Aurélia Lassaque (b. 1983) is a bilingual poet in French and Occitan. Interested in the interaction between various forms of art, she often cooperates with visual artists, videomakers, dancers and particularly musicians. She has performed all over the world, e.g. in Europe, Latin America, North Africa, Scandinavian countries and India. She is an active advocate of linguistic diversity and acts as literary advisor for the "Paroles Indigo" festival in Arles and the “Premio Ostana Scritture in Lingua Madre” (Italy). Aurélia Lassaque’s poetry collection Pour que chantent les salamandres (Editions Bruno Doucey, 2013) has been published in Norwegian (Forlaget Oktober, Oslo, 2015), Hebrew (Keshev Publishing House, Tel Aviv, 2014), Dutch (AzulPress Maastricht, 2014) and English (Francis Boutle Publishers, London, 2012).

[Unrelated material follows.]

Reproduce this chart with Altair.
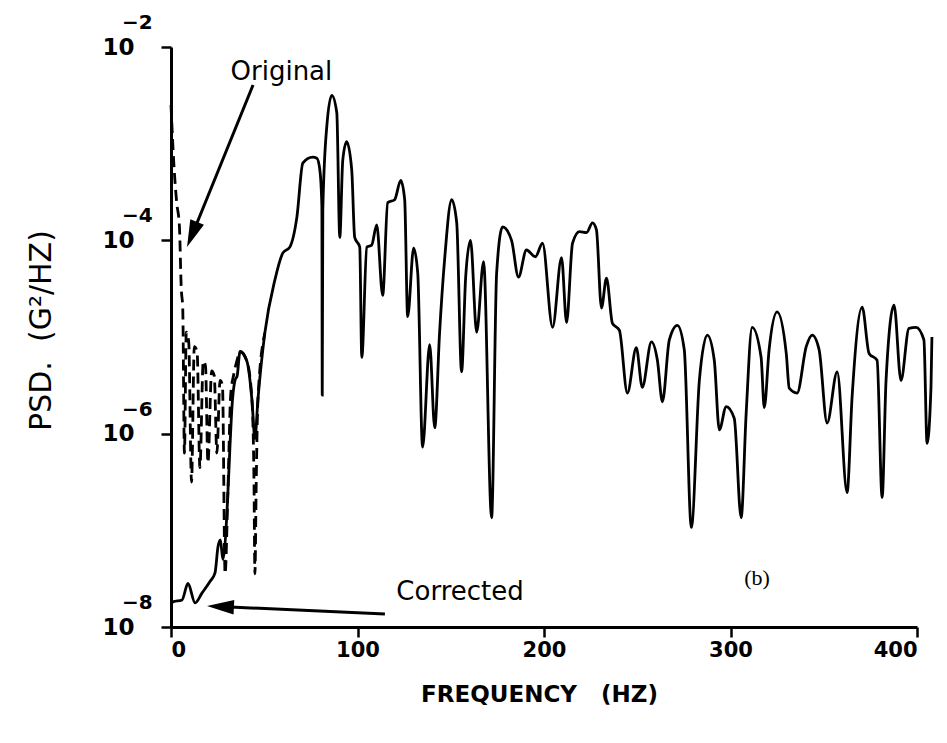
import altair as alt
import pandas as pd

# ---- data (frequency in Hz, PSD as log10 exponent) ----
corr_freq = [0.0, 1.1, 5.9, 9.1, 12.9, 16.6, 20.9, 23.6, 25.2, 26.5, 27.8, 30.0, 31.6, 32.7,
             34.3, 35.5, 37.0, 40.7, 43.4, 45.0, 46.6, 50.3, 55.7, 60.0, 63.7, 67.5, 70.7,
             76.0, 78.2, 79.8, 80.9, 81.1, 81.4, 83.5, 86.2, 88.9, 90.5, 92.1, 94.2, 96.9,
             98.5, 101.2, 102.3, 105.0, 107.6, 110.3, 113.5, 116.2, 119.9, 123.2, 125.3,
             126.9, 130.1, 132.3, 134.9, 138.7, 141.4, 144.0, 146.7, 150.5, 153.2, 155.8,
             158.0, 160.6, 163.9, 167.6, 171.9, 174.6, 177.8, 182.6, 186.3, 190.6, 195.4,
             199.2, 204.6, 209.4, 212.1, 215.3, 219.0, 222.8, 226.0, 228.1, 230.8, 233.5,
             236.7, 240.4, 244.7, 249.5, 252.7, 257.6, 260.8, 263.5, 267.2, 271.5, 275.2,
             279.0, 283.3, 287.6, 291.3, 294.0, 297.7, 302.0, 305.7, 308.4, 311.6, 316.4,
             318.1, 320.7, 325.0, 329.9, 331.5, 335.7, 340.6, 343.8, 347.5, 351.8, 357.2,
             362.5, 365.2, 370.6, 374.3, 378.6, 381.3, 383.4, 387.7, 391.4, 395.7, 399.5,
             403.7, 405.4, 407.5, 408.0]
corr_log = [-7.75, -7.74, -7.72, -7.55, -7.75, -7.65, -7.53, -7.44, -7.17, -7.10, -7.30, -6.82,
            -6.14, -5.72, -5.45, -5.40, -5.15, -5.25, -5.65, -6.05, -5.65, -4.96, -4.41, -4.13,
            -4.07, -3.76, -3.20, -3.14, -3.15, -3.27, -3.65, -5.60, -3.69, -2.83, -2.50, -2.68,
            -3.97, -3.17, -2.98, -3.27, -3.97, -4.07, -5.21, -4.07, -4.05, -3.84, -4.57, -3.61,
            -3.58, -3.38, -3.58, -4.79, -4.08, -4.34, -6.14, -5.08, -5.94, -4.96, -4.20, -3.58,
            -3.82, -5.36, -4.38, -4.00, -4.95, -4.22, -6.87, -4.34, -3.86, -4.00, -4.38, -4.10,
            -4.17, -4.03, -4.90, -4.18, -4.85, -4.03, -3.91, -3.92, -3.82, -3.89, -4.70, -4.39,
            -4.86, -4.93, -5.58, -5.11, -5.52, -5.05, -5.24, -5.67, -5.03, -4.88, -5.13, -6.97,
            -5.45, -4.98, -5.24, -5.96, -5.72, -5.84, -6.87, -5.79, -4.90, -5.21, -5.73, -5.13,
            -4.74, -5.17, -5.53, -5.58, -5.10, -4.98, -5.13, -5.89, -5.36, -6.61, -5.62, -4.69,
            -5.17, -5.24, -6.66, -5.45, -4.67, -5.45, -4.91, -4.90, -5.03, -6.10, -5.52, -5.00]

orig_freq = [0.0, 1.5, 3.0, 4.5, 5.5, 6.3, 7.2, 8.2, 9.5, 11.0, 12.5, 14.0, 15.5, 17.3, 18.5,
             19.8, 21.8, 23.2, 24.6, 26.3, 27.6, 29.0, 30.5, 32.0, 33.5, 35.3, 37.0, 40.7,
             43.4, 44.5, 45.0, 45.7, 46.6, 50.3]
orig_log = [-2.6, -3.2, -3.6, -3.85, -4.5, -4.7, -6.2, -4.95, -5.05, -6.5, -5.1, -5.15, -6.35,
            -5.25, -5.3, -6.3, -5.35, -5.4, -6.2, -5.45, -5.5, -7.45, -6.6, -5.6, -5.4, -5.25,
            -5.15, -5.25, -5.65, -6.5, -7.45, -6.5, -5.65, -4.96]

x_ticks = [0, 100, 200, 300, 400]
y_exps = [-2, -4, -6, -8]
y_exp_labels = ["\u22122", "\u22124", "\u22126", "\u22128"]

# annotations (data units)
ann_text = ["Original", "Corrected", "(b)"]
ann_freq = [59.2, 155.0, 314.2]
ann_log = [-2.26, -7.64, -7.49]
arrow_tail_freq = [44.0, 114.7]
arrow_tail_log = [-2.393, -7.865]
arrow_base_freq = [12.9, 31.6]
arrow_base_log = [-3.87, -7.793]
arrow_tip_freq = [8.6, 19.3]
arrow_tip_log = [-4.07, -7.783]
arrow_angle = [202, 272.6]

# ---- tables ----
corr = pd.DataFrame({"freq": corr_freq, "psd": [10 ** v for v in corr_log]})
orig = pd.DataFrame({"freq": orig_freq, "psd": [10 ** v for v in orig_log]})
yt = pd.DataFrame({"psd": [10.0 ** e for e in y_exps], "lab": y_exp_labels})
ann = pd.DataFrame({"freq": ann_freq, "psd": [10 ** v for v in ann_log], "txt": ann_text})
arrows = pd.DataFrame({
    "f0": arrow_tail_freq, "p0": [10 ** v for v in arrow_tail_log],
    "f1": arrow_base_freq, "p1": [10 ** v for v in arrow_base_log],
    "ft": arrow_tip_freq, "pt": [10 ** v for v in arrow_tip_log],
    "ang": arrow_angle,
})

FONT = "DejaVu Sans"
NB = "\u00a0"
xs = alt.Scale(domain=[0, 400], nice=False, zero=False)
ys = alt.Scale(type="log", domain=[1e-8, 1e-2], nice=False)

x_enc = alt.X("freq:Q", scale=xs, axis=alt.Axis(
    values=x_ticks, title="FREQUENCY" + NB * 3 + "(HZ)", grid=False, tickSize=10,
    tickWidth=2.5, domainWidth=3, domainColor="black", tickColor="black", labelFont=FONT,
    labelFontSize=21, labelFontWeight="bold", labelColor="black", labelPadding=2,
    titleFont=FONT, titleFontSize=23, titleFontWeight="bold", titleColor="black",
    titleX=368, titleY=56, titleAnchor="start", titleAlign="center", titleBaseline="top"))
y_enc = alt.Y("psd:Q", scale=ys, axis=alt.Axis(
    values=[10.0 ** e for e in y_exps], labelExpr="'10'",
    title="PSD." + NB * 2 + "(G\u00b2/HZ)",
    grid=False, tickSize=10, tickWidth=2.5, domainWidth=3, domainColor="black",
    tickColor="black", labelFont=FONT, labelFontSize=23, labelFontWeight="bold",
    labelColor="black", labelPadding=27, labelBaseline="middle", titleFont=FONT,
    titleFontSize=30, titleFontWeight="normal", titleColor="black", titleAngle=-90,
    titleX=-115, titleY=283, titleAlign="center", titleBaseline="bottom"))

corrected = alt.Chart(corr).mark_line(color="black", strokeWidth=2.8, clip=False,
                                      interpolate="monotone").encode(x=x_enc, y=y_enc)
original = alt.Chart(orig).mark_line(color="black", strokeWidth=2.8, strokeDash=[11, 6],
                                     clip=False, interpolate="monotone").encode(
    x="freq:Q", y="psd:Q")

exps = alt.Chart(yt).mark_text(font=FONT, fontSize=20, fontWeight="bold", color="black",
                               align="left", baseline="middle", dy=-24).encode(
    x=alt.value(-49), y="psd:Q", text="lab:N")

ann_main = alt.Chart(ann[ann.txt != "(b)"]).mark_text(
    font=FONT, fontSize=26, color="black", align="center", baseline="middle").encode(
    x="freq:Q", y="psd:Q", text="txt:N")
ann_b = alt.Chart(ann[ann.txt == "(b)"]).mark_text(
    font="Liberation Serif", fontSize=22, color="black", align="center",
    baseline="middle").encode(x="freq:Q", y="psd:Q", text="txt:N")

shafts = alt.Chart(arrows).mark_rule(color="black", strokeWidth=3).encode(
    x="f0:Q", y="p0:Q", x2="f1:Q", y2="p1:Q")
heads = alt.Chart(arrows).mark_point(
    shape="M0,0L0.6,2.2L-0.6,2.2Z", filled=True, color="black", opacity=1, size=600).encode(
    x="ft:Q", y="pt:Q", angle=alt.Angle("ang:Q", scale=None))

chart = alt.layer(corrected, original, exps, shafts, heads, ann_main, ann_b).properties(
    width=746, height=580,
    autosize=alt.AutoSizeParams(type="none"),
    padding={"left": 171, "top": 47, "right": 30, "bottom": 116},
    background="white",
).configure_view(stroke=None)

chart.save("out.html", embed_options={"renderer": "svg", "actions": False})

She has also written a doctoral dissertation on the Occitan Baroque drama.


“She writes in two different languages, but speaks with one single voice so much is her poetry conceived to be voiced, sung, danced. "She" refers to Aurélia Lassaque, a young lady whose writing day began thousands of years ago [...]. In Mexico, in Brazil, in the whole wide Amerindian world, Aurélia Lassaque would be something of a shaman; her readers would approach her poems as one might gather wild plants to medicate oneself or fend off curse [...]. Aurélia Lassaque, faithful to the happy rumor of childhood, invites us to pagan feasts, primitive ring-dances, rustic fantasmagories in which two stories always mingle - one old, the other contemporary -." Bruno Doucey.

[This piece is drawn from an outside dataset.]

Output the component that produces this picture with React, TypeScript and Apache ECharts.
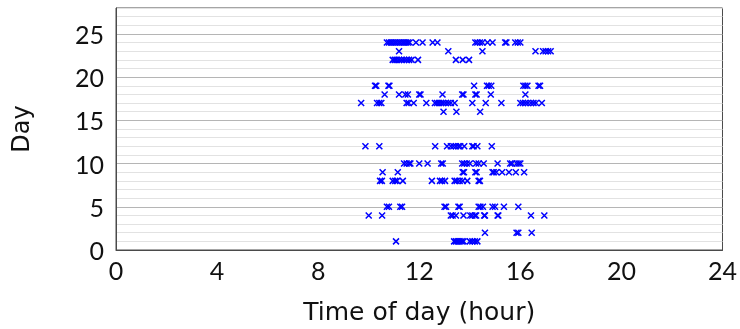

She composes in two languages: French and Occitan, the latter being the language of troubadours and Frederic Mistral's. In her opuses these two languages marry, complete each other, hold a dialogue. She does not translate her work but, literally, composes in a bilingual way, moving from one language to the other on two different sheets of paper to finally end up with a poem simultaneously elaborated originally in two languages. The long opening poem of Pour que chantent les Salamandres collection, "Solstice, The Call of Janus", placed under the seal of the two-faced god, embodies a duality which is specific to her writing. Her poetry oscillates not only between two languages, but between two worlds. She unveils what is universal in the language of intimacy. She deals in timeless subjects within a form that is invariably contemporary. Conversely, Nature which is strongly present in her writing does not correspond to the classical dualist paradigms. The border lines dissolve between the worlds of humans, animals and plants.

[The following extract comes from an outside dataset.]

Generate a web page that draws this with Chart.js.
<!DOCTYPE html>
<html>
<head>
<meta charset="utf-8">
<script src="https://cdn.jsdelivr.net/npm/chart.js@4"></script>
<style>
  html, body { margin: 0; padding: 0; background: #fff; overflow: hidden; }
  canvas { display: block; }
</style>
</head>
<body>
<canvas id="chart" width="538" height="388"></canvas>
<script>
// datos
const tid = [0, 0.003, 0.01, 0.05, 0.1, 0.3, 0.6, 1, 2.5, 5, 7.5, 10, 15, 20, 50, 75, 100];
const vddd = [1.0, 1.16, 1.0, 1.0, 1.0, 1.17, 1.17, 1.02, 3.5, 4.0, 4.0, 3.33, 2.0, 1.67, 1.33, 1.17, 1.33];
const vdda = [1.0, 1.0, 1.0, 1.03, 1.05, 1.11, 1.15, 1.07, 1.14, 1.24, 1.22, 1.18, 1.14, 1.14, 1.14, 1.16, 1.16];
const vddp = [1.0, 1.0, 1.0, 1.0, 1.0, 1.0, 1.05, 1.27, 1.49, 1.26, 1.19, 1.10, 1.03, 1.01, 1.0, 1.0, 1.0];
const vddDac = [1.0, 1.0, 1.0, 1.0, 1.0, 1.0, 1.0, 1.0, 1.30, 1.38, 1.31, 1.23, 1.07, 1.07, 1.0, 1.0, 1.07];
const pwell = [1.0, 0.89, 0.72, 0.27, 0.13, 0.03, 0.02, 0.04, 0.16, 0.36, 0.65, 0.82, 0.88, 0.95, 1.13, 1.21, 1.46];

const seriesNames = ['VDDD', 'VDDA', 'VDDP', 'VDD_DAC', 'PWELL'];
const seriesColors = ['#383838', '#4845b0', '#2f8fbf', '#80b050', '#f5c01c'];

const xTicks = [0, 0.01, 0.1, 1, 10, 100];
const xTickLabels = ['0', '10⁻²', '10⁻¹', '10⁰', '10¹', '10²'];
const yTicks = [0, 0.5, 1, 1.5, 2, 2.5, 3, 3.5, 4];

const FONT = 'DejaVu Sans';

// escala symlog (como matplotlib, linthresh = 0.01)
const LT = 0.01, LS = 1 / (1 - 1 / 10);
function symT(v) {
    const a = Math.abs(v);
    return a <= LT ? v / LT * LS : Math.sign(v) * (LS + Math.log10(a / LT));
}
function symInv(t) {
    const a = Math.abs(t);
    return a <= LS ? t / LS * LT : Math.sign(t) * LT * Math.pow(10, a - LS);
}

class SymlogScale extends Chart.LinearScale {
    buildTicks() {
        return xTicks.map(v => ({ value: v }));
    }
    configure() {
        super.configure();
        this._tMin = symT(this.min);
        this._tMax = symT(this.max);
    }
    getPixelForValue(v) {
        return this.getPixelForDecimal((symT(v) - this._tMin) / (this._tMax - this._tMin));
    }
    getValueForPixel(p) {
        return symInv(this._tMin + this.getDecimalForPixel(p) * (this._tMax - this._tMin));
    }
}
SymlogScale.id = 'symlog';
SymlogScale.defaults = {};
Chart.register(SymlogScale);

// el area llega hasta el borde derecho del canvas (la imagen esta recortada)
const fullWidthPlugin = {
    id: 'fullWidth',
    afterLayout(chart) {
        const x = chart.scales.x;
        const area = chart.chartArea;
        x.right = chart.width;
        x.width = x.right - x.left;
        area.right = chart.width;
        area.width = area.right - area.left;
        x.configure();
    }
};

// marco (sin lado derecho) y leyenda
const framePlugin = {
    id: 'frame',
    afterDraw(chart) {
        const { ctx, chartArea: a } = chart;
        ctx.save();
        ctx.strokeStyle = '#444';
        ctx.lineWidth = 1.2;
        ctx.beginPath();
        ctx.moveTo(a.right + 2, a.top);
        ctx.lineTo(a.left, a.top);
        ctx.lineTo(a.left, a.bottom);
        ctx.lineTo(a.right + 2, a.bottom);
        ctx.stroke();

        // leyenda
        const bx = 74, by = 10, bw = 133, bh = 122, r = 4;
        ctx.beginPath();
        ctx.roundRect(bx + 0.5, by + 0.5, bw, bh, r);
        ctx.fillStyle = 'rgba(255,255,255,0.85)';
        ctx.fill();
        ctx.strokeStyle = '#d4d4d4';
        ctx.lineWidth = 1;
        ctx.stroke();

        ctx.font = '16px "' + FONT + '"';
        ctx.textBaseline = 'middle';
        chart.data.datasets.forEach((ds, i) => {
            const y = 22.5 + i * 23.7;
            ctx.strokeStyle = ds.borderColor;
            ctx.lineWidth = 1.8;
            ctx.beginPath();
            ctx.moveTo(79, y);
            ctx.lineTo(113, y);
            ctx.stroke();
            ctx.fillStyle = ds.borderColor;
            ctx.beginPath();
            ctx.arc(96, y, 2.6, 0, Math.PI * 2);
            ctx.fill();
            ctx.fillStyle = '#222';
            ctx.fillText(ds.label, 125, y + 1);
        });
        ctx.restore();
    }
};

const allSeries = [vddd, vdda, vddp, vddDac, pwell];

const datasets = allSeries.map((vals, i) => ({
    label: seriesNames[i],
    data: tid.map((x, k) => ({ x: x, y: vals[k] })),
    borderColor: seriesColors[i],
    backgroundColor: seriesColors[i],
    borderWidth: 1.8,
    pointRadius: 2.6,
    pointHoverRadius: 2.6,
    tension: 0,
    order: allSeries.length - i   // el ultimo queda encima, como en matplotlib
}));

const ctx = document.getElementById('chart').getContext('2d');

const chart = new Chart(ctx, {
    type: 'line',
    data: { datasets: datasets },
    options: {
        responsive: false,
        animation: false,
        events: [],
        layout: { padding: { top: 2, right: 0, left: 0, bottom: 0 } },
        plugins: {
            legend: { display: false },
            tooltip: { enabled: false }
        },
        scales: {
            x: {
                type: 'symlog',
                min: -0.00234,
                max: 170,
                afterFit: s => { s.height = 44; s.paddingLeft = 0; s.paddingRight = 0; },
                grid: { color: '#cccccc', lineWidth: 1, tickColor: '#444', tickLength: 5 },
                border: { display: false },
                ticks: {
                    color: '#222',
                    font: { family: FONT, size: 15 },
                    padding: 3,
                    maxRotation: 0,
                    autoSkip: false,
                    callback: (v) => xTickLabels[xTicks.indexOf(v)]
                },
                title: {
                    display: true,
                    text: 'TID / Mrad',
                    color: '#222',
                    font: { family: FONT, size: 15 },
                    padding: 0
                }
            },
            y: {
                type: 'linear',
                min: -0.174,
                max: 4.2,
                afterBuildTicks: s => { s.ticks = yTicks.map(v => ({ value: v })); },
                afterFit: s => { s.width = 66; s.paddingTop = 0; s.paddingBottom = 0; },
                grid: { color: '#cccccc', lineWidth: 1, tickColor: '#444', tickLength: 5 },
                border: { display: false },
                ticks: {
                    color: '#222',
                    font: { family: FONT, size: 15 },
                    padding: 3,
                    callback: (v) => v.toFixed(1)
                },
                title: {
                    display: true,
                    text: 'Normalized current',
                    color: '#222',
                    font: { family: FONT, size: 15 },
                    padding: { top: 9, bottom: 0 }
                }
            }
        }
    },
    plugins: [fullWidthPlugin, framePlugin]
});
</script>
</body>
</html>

If she writes and publishes her poems as collections, the oral dimension is essential to her approach of text and, sometimes, it antedates writing. The place she gives to voice partly explains the vitality of her stage actions or artistic collaborations. Sometimes, her readings are accompanied with short songs from the Occitan folklore tradition, simple stanzas sung in a sensual low-key voice that mixes strength and vulnerability. She has performed all over the world: in India, Latin America, Indonesia, the countries north and south of the Mediterranean, Scandinavia (in Norway, among others, where, in 2015, For å la salamanderen synge was published by the famous house Forlaget Oktober). She likes to invite other artists to share the stage with her: musicians, dancers, video makers, visual artists. Thus, she has collaborated with, to name but a few, the photographer and video maker Gaël Bonnefon or the artists Robet Lobet, Julie Baugnet, (for books by artists and for exhibitions in France, Italy and America). She is also associated with the author-composer Jodël Grasset Saruwatari, the singer Beñat Achiary, the musician Miquèu Montanaro, etc....

Her collections, which have been translated into English, Norwegian, Hebrew and Dutch, have received critical attention by, among others, The Guardian, in England, and by the famous literary supplement of Haaretz Daily in Israel : « […] The ”Solstice” collection of poems and poem-sequences is impressionistic and sensuous, glowing like "a beaker full of the warm South” » (Carole Rumens, The Guardian 11/2/2013) ; « […] In quite a few of these poems there is a mixture of ancient folk traditions and contemporary poetic devices, and much of their strength and uniqueness ensues from this uncommon combination. »

(Amir Beker, Haaretz Daily, 3/4/2015).